The snow is almost gone, to everyone's relief, but it's cold and wet. The crocuses and snowdrops have re-emerged, the latter somewhat squashed. I had coffee today with a friend, looking out over the water. Roll on, spring.


  1. I'm so sorry you now have only memories and photos of someone so special. An interesting person. It is strange when you become, as we now are, the older generation.
    Grand daughter's drawings are showing great artistic talent!
    Thinking of you all and sending Best Wishes.

  2. When you think about her age, you have to be content with that, and yet the way that she died was unnecessary. (which is frustrating and sad) You have artistic and creative grandchildren...kind ones too!
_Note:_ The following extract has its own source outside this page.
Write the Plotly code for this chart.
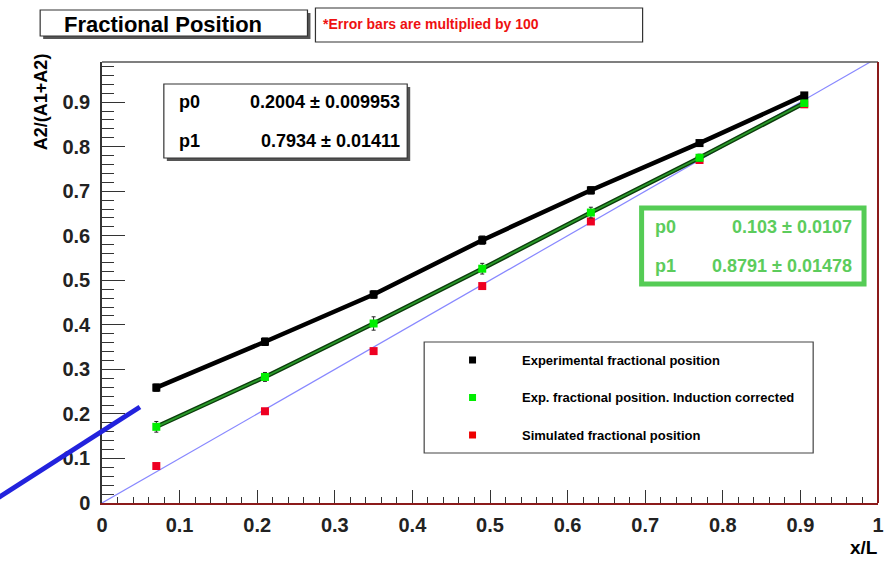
import plotly.graph_objects as go

# ---------------- data ----------------
x_pos = [0.07, 0.21, 0.35, 0.49, 0.63, 0.77, 0.905]
exp_frac = [0.259, 0.362, 0.468, 0.590, 0.702, 0.808, 0.915]
exp_err = [0.008, 0.008, 0.008, 0.009, 0.008, 0.006, 0.006]
corr_frac = [0.171, 0.283, 0.403, 0.526, 0.652, 0.775, 0.898]
corr_err = [0.012, 0.010, 0.015, 0.012, 0.012, 0.008, 0.006]
sim_frac = [0.083, 0.206, 0.341, 0.487, 0.632, 0.770, 0.895]
diag_x = [0.0, 0.99]
diag_y = [0.0, 0.99]
x_ticks = [0, 0.1, 0.2, 0.3, 0.4, 0.5, 0.6, 0.7, 0.8, 0.9, 1]
x_ticktext = ["0", "0.1", "0.2", "0.3", "0.4", "0.5", "0.6", "0.7", "0.8", "0.9", "1"]
y_ticks = [0, 0.1, 0.2, 0.3, 0.4, 0.5, 0.6, 0.7, 0.8, 0.9]
y_ticktext = ["0", "0.1", "0.2", "0.3", "0.4", "0.5", "0.6", "0.7", "0.8", "0.9"]
legend_labels = ["Experimental fractional position",
                 "Exp. fractional position. Induction corrected",
                 "Simulated fractional position"]
legend_colors = ["#000000", "#00ee00", "#ee0000"]
fit_black = ["p0", "0.2004 ± 0.009953", "p1", "0.7934 ± 0.01411"]
fit_green = ["p0", "0.103 ± 0.0107", "p1", "0.8791 ± 0.01478"]

W, H = 896, 576
L, R, T, B = 102, 880, 62, 503
FONT = "Liberation Sans, Arial, sans-serif"


def px(p):
    return (p - L) / (R - L)


def py(p):
    return (B - p) / (B - T)


fig = go.Figure()

# diagonal reference line
fig.add_trace(go.Scatter(x=diag_x, y=diag_y, mode="lines",
                         line=dict(color="#8888ff", width=1.2), showlegend=False))
# simulated
fig.add_trace(go.Scatter(x=x_pos, y=sim_frac, mode="markers",
                         marker=dict(symbol="square", size=8, color="#ee0022"),
                         showlegend=False))
# corrected (dark outline + green core)
fig.add_trace(go.Scatter(x=x_pos, y=corr_frac, mode="lines",
                         line=dict(color="#0b3d0b", width=4.5), showlegend=False))
fig.add_trace(go.Scatter(x=x_pos, y=corr_frac, mode="lines+markers",
                         line=dict(color="#2a9a2a", width=1.8),
                         marker=dict(symbol="square", size=8, color="#00ee00"),
                         error_y=dict(type="data", array=corr_err, color="#222222",
                                      thickness=1, width=2),
                         showlegend=False))
# experimental
fig.add_trace(go.Scatter(x=x_pos, y=exp_frac, mode="lines+markers",
                         line=dict(color="#000000", width=4.5),
                         marker=dict(symbol="square", size=8, color="#000000"),
                         error_y=dict(type="data", array=exp_err, color="#000000",
                                      thickness=1.2, width=3),
                         showlegend=False))

shapes = []
annotations = []

# frame: top and right borders
shapes.append(dict(type="line", xref="paper", yref="paper", x0=0, x1=1, y0=1, y1=1,
                   line=dict(color="#555555", width=1.5)))
shapes.append(dict(type="line", xref="paper", yref="paper", x0=1, x1=1, y0=0, y1=1,
                   line=dict(color="#8b1a1a", width=2)))


def box(x0, y0, x1, y1, color="#333333", width=1.2, shadow=True, fill="white"):
    if shadow:
        shapes.append(dict(type="rect", xref="paper", yref="paper",
                           x0=px(x0 + 3), x1=px(x1 + 3), y0=py(y1 + 3), y1=py(y0 + 3),
                           fillcolor="#555555", line=dict(width=0), layer="above"))
    shapes.append(dict(type="rect", xref="paper", yref="paper",
                       x0=px(x0), x1=px(x1), y0=py(y1), y1=py(y0),
                       fillcolor=fill, line=dict(color=color, width=width), layer="above"))


def text(x, y, s, size, color="#000000", xanchor="left", bold=True, angle=0):
    annotations.append(dict(x=px(x), y=py(y), xref="paper", yref="paper", text=s,
                            showarrow=False, xanchor=xanchor, yanchor="middle",
                            textangle=angle,
                            font=dict(family=FONT, size=size, color=color,
                                      weight="bold" if bold else "normal")))


# title boxes
box(40, 10, 308, 36, shadow=True)
text(163, 24, "Fractional Position", 22, xanchor="center")
box(316, 8, 644, 42, shadow=False)
text(322, 24, "*Error bars are multiplied by 100", 14, color="#ee1111")

# black fit box
box(164, 84, 408, 158)
text(177, 102, fit_black[0], 18)
text(403, 102, fit_black[1], 18, xanchor="right")
text(177, 141, fit_black[2], 18)
text(403, 141, fit_black[3], 18, xanchor="right")

# green fit box
shapes.append(dict(type="rect", xref="paper", yref="paper",
                   x0=px(643), x1=px(866), y0=py(284), y1=py(208),
                   fillcolor="white", line=dict(color="#55cc55", width=5), layer="above"))
text(654, 227, fit_green[0], 18, color="#5ccc5c")
text(856, 227, fit_green[1], 18, color="#5ccc5c", xanchor="right")
text(654, 266, fit_green[2], 18, color="#5ccc5c")
text(856, 266, fit_green[3], 18, color="#5ccc5c", xanchor="right")

# legend box
shapes.append(dict(type="rect", xref="paper", yref="paper",
                   x0=px(425), x1=px(815), y0=py(453), y1=py(342),
                   fillcolor="white", line=dict(color="#444444", width=1.2), layer="above"))
for i, (lab, col) in enumerate(zip(legend_labels, legend_colors)):
    yy = 360 + i * 37.5
    shapes.append(dict(type="rect", xref="paper", yref="paper",
                       x0=px(470), x1=px(477), y0=py(yy + 3.5), y1=py(yy - 3.5),
                       fillcolor=col, line=dict(width=0), layer="above"))
    text(521, yy, lab, 13)

# axis titles
text(866, 547, "x/L", 19, xanchor="center")
text(41, 102, "A2/(A1+A2)", 18, xanchor="center", angle=-90)

# thick blue line outside plot
shapes.append(dict(type="line", xref="paper", yref="paper",
                   x0=px(-4), y0=py(499), x1=px(140), y1=py(407),
                   line=dict(color="#2222dd", width=5), layer="above"))

fig.update_layout(
    width=W, height=H,
    margin=dict(l=L, r=W - R, t=T, b=H - B),
    paper_bgcolor="white", plot_bgcolor="white",
    shapes=shapes, annotations=annotations,
    showlegend=False,
    xaxis=dict(range=[0, 1], tickvals=x_ticks, ticktext=x_ticktext,
               showgrid=False, zeroline=False,
               showline=True, linecolor="#8b1a1a", linewidth=2,
               ticks="inside", ticklen=13, tickcolor="#333333", tickwidth=1,
               minor=dict(dtick=0.02, ticks="inside", ticklen=6, tickcolor="#333333"),
               tickfont=dict(family=FONT, size=20, color="#222222", weight="bold"),
               ticklabelstandoff=3),
    yaxis=dict(range=[0, 0.99], tickvals=y_ticks, ticktext=y_ticktext,
               showgrid=False, zeroline=False,
               showline=True, linecolor="#333333", linewidth=1.5,
               ticks="inside", ticklen=23, tickcolor="#333333", tickwidth=1,
               minor=dict(dtick=0.02, ticks="inside", ticklen=12, tickcolor="#333333"),
               tickfont=dict(family=FONT, size=20, color="#222222", weight="bold"),
               ticklabelstandoff=6),
)

fig.write_html("out.html")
  3. I am so sorry about your aunt. Even though she was 93, it is still sad, especially considering the freak accident that started her decline. May she rest in peace.

    Your grandchildren are charming!

  4. How sad. I'm so sorry that you have lost her, and for such a 'wrong' reason.

  5. Anonymous7:31 pm

    I am so sorry about the way your aunt died, it was a sad end. Please accept my condolences.
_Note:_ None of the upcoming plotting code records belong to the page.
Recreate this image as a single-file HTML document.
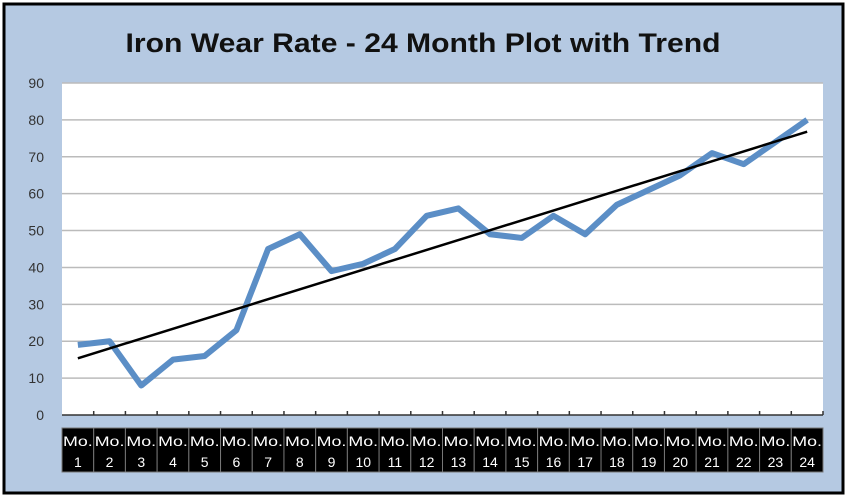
<!DOCTYPE html>
<html><head><meta charset="utf-8"><style>
html,body{margin:0;padding:0;background:#fff;}
svg{display:block;font-family:"Liberation Sans",sans-serif;}
</style></head><body>
<svg id="chart" width="848" height="498" viewBox="0 0 848 498">
  <rect x="4" y="4" width="839" height="489" fill="#b5c9e2" stroke="#000" stroke-width="3"/>
  <text x="423" y="52" text-anchor="middle" font-size="27" font-weight="bold" fill="#111" textLength="595" lengthAdjust="spacingAndGlyphs">Iron Wear Rate - 24 Month Plot with Trend</text>
  <rect x="62" y="83" width="761" height="332" fill="#fff"/>
  <g id="grid"></g>
  <g id="ylabels"></g>
  <g id="xlabels"></g>
  <g id="series"></g>
</svg>
<script>
const categories = ["1","2","3","4","5","6","7","8","9","10","11","12","13","14","15","16","17","18","19","20","21","22","23","24"];
const wearValues = [19,20,8,15,16,23,45,49,39,41,45,54,56,49,48,54,49,57,61,65,71,68,74,80];
const yTicks = [0,10,20,30,40,50,60,70,80,90];

const NS = "http://www.w3.org/2000/svg";
const L = 62, R = 823, T = 83, B = 415, YMAX = 90;
const bw = (R - L) / categories.length;
const xPos = i => L + bw * (i + 0.5);
const yPos = v => B - (v / YMAX) * (B - T);
function mk(tag, attrs, parent) {
  const e = document.createElementNS(NS, tag);
  for (const k in attrs) e.setAttribute(k, attrs[k]);
  parent.appendChild(e);
  return e;
}
const grid = document.getElementById('grid');
const yl = document.getElementById('ylabels');
yTicks.forEach(t => {
  if (t > 0) {
    const g = mk('line', {x1: L, x2: R, y1: yPos(t), y2: yPos(t), stroke: '#bbb', 'stroke-width': 1.5}, grid);
    
    
  }
  const tx = mk('text', {x: 44, y: yPos(t) + 5, 'text-anchor': 'end', 'font-size': 14, fill: '#333'}, yl);
  tx.textContent = t;
  
  
});
const ax = mk('line', {x1: L, x2: R, y1: B, y2: B, stroke: '#333', 'stroke-width': 1.5}, grid);


const xl = document.getElementById('xlabels');
categories.forEach((c, i) => {
  const x0 = L + bw * i;
  const tk = mk('line', {x1: x0 + bw, x2: x0 + bw, y1: B - 4, y2: B, stroke: '#333', 'stroke-width': 1.5}, grid);
  
  
  const r = mk('rect', {x: x0, y: 428, width: bw, height: 44, fill: '#000', stroke: '#777', 'stroke-width': 1}, xl);
  
  
  const t1 = mk('text', {x: x0 + bw / 2, y: 446, 'text-anchor': 'middle', 'font-size': 14, fill: '#fff', textLength: bw - 2, lengthAdjust: 'spacingAndGlyphs'}, xl);
  t1.textContent = 'Mo.';
  
  
  const t2 = mk('text', {x: x0 + bw / 2, y: 467, 'text-anchor': 'middle', 'font-size': 14, fill: '#fff'}, xl);
  t2.textContent = c;
  
  
});
const s = document.getElementById('series');
const pts = wearValues.map((v, i) => xPos(i) + ',' + yPos(v)).join(' ');
const pl = mk('polyline', {points: pts, fill: 'none', stroke: '#5b8ec6', 'stroke-width': 6, 'stroke-linejoin': 'round'}, s);


// linear trend (least squares)
const n = wearValues.length;
let sx = 0, sy = 0, sxy = 0, sxx = 0;
wearValues.forEach((v, i) => { const x = i + 1; sx += x; sy += v; sxy += x * v; sxx += x * x; });
const slope = (n * sxy - sx * sy) / (n * sxx - sx * sx);
const icpt = (sy - slope * sx) / n;
const tl = mk('line', {x1: xPos(0), y1: yPos(icpt + slope), x2: xPos(n - 1), y2: yPos(icpt + slope * n), stroke: '#000', 'stroke-width': 2.5}, s);


</script>
</body></html>
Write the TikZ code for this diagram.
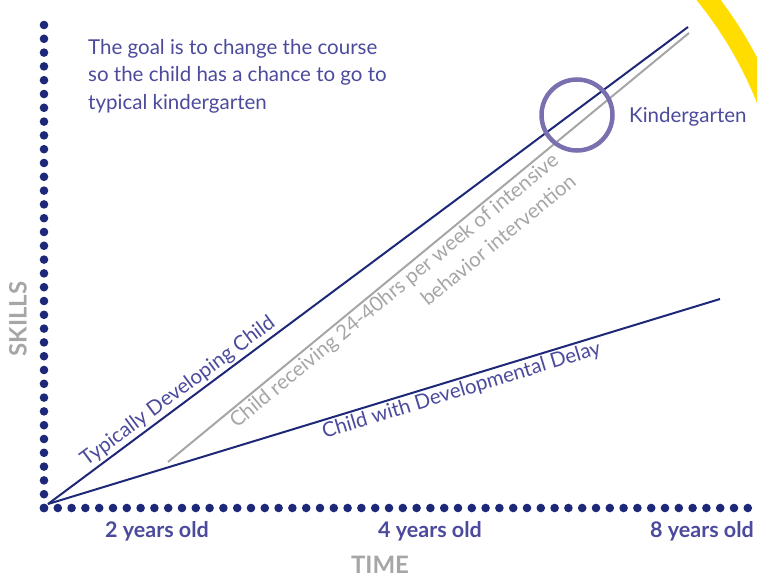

    Your grandchildren are exceptional.

  6. I wish to add my condolences. My dad passed at 93 too. He was mentally sharp until the end...just his body gave out. At the time, it hit me that he was too 'young' to die. He was a man with much wisdom and lived a very interesting life. Grew up in a small village in northern England,was the oldest of 6 children, went to a Catholic boarding school, and highly intelligent. He was a British soldier in WWII and was captured at Dunkirk. Was in German prison camps for 4 years. He and my mom immigrated to the US in 1950. He was interested in politics and technology right up to the end. I was sure he would live longer...it was wishful thinking. I firmly believe one day we will meet again in Heaven. May you have that hope too. Patty Mc

  7. I am so sorry to read of the death of your Aunt. You've written about her before and I know how special she was to you. And very sad that she died from the results of such a freakish accident, something which should never have happened. I'm sure your family will not forget her.

  8. I've enjoyed your stories about your aunt and can quite understand how much you will miss her. The buffering layer of an older generation is rapidly thinning - in my case completely gone now and it's a bit chilly without them.
    The grandchildren and their drawings are very heartening though.

  9. I am so sorry to read this news. You will miss her. I still miss the elderly aunts that I used to write to regularly. As you say, it is a real loss when that generation and its links with our childhoods has gone.
    I hope that your aunt did not suffer too much. She sounded a bright and lovely lady. DWx

  10. How sad. No matter that she had a good long life, you will miss her and to be laid low by an awful accident when she was otherwise fit and well is dreadful.
    Love L's giant bunny.

  11. I'm so sorry for your loss. The end of a doughty era by the sounds of it. The fact that she was taken too soon by a freak accident is painful too. You just want to go and shake the idiot who so carelessly caused such pain and heartache. Think!!! But, a life well lived and plenty of love is always to be celebrated. Lxxx

  12. Awwww, Pam, I'm so sorry to hear about your Dear Aunt. It is so sad -- she was so healthy -- it doesn't seem fair! I know you were very close to her and you were such a good niece.

    I love your N & L (and all the grandbaby) updates -- it's so sweet that they get along so well.

    I would happily apply for the position of receiver (and sender ;-) ) of a monthly letter if you're auditioning. I do worry though, since we're both bloggers (well, some (aka you) better than others (aka me)) that the news would appear online before it would arrive in a letter -- what with the week transit time over the ocean! ;-D

  13. Sorry to hear about your auntie. Your close family will bring each other comfort, and babies always help with that.